Helen Zille, leader of the official opposition party the Democratic Alliance (DA), pointed to instances of crowds of rioters singing "Umshini wami", a song associated with then-president of the ANC Jacob Zuma, and noted that the rioters also hailed from the rank and file of the ANC Youth League. She alleged that Zuma had promised years before to his supporters to take measures against the immigration of foreign nationals to South Africa and that Zuma's most recent condemnation of the riots and distancing from the anti-immigration platform was not enough of a serious initiative against the participation of fellow party members in the violence. Both Zille and the parliamentary leader of the DA, Sandra Botha, slammed the ANC for shifting the blame concerning the violence to a "third hand", which is often taken in South African post-apartheid political discourse as a reference to pro-apartheid or allegedly pro-apartheid organisations.

Zuma, in turn, condemned both the attacks and the Mbeki government's response to the attacks; Zuma also lamented the usage of his trademark song "Umshini wami" by the rioters. Secretary-General Gwede Mantashe called for the creation of local committees to combat violence against foreigners.

Zille was also criticised by Finance Minister Trevor Manuel for being quoted in the Cape Argus as saying that foreigners were responsible for a bulk of the drug trade in South Africa.

In KwaZulu-Natal province, Bheki Cele, provincial community safety minister, blamed the Inkatha Freedom Party (IFP), a nationalist Zulu political party, for stoking and capitalising on the violence in Durban. Both Cele and premier S'bu Ndebele claimed that IFP members had attacked a tavern that catered to Nigerian immigrants en route to a party meeting. The IFP, which is based primarily in the predominantly ethnically-Zulu KwaZulu-Natal province, rejected the statements, and had, on 20 May, engaged in an anti-xenophobia meeting with the ANC.

Radical grassroots movements and organisations came out strongly against the 2008 xenophobic attacks calling them pogroms promoted by government and political parties. Some have claimed that local politicians and police have sanctioned the attacks. At the time, they also called for the closure of the Lindela Repatriation Centre which is seen as an example of the negative way the South African government treats African foreigners. Grassroots groups like Abahlali baseMjondolo and the South African Unemployed Peoples' Movement also opposed the latest round of xenophobic attacks in 2015.

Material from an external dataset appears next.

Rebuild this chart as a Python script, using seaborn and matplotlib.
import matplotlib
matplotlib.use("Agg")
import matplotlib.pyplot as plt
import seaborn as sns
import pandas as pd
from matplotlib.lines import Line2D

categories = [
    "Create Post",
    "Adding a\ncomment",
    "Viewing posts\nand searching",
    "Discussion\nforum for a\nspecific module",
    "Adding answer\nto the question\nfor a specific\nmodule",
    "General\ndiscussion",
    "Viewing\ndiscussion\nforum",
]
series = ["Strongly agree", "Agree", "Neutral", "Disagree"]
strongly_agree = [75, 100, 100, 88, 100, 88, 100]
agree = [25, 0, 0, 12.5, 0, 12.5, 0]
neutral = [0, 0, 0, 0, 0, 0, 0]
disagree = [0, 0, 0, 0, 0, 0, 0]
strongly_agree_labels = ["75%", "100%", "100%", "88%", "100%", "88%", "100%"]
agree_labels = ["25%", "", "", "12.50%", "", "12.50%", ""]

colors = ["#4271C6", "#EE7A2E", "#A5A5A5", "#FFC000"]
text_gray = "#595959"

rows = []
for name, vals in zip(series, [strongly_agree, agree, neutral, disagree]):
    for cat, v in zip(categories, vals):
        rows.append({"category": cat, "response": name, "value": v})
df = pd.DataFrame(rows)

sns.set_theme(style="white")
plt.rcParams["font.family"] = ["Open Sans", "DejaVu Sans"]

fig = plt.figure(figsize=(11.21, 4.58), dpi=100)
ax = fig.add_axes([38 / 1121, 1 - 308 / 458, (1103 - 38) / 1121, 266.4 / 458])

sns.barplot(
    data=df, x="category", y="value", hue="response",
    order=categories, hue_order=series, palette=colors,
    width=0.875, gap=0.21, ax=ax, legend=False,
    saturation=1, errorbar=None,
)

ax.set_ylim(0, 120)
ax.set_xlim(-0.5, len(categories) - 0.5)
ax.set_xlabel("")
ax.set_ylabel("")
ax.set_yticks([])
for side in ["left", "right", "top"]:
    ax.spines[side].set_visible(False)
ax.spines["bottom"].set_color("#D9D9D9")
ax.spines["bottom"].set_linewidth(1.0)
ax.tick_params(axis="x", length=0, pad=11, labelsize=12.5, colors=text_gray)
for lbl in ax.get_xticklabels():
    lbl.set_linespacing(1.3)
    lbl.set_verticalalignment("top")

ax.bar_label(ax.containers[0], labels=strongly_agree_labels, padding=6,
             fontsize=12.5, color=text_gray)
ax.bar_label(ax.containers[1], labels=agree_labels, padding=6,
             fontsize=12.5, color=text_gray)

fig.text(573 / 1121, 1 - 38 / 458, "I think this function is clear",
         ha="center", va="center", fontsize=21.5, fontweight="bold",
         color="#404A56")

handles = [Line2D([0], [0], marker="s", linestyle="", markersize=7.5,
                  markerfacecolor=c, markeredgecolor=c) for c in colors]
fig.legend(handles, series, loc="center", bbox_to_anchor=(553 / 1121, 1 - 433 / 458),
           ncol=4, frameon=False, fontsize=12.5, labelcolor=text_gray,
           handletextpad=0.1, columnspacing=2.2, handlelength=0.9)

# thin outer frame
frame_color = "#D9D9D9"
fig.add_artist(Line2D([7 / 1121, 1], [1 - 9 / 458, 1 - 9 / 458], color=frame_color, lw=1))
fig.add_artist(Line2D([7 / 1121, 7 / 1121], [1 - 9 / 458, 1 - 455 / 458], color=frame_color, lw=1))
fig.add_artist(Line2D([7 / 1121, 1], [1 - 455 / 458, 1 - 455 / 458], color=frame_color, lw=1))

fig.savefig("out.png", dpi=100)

== International reaction ==
The attacks were condemned by a wide variety of organisations and government leaders throughout Africa and the rest of the world. The Office of the United Nations High Commissioner for Refugees expressed concerns about the violence and urged the South African government to cease deportation of Zimbabwean nationals and also to allow the refugees and asylum seekers to regularise their stay in the country.

Malawi began repatriation of some of its nationals in South Africa. The Mozambican government sponsored a repatriation drive that saw the registration of at least 3 275 individuals. Individuals who returned to Mozambique included Sung Min Cho.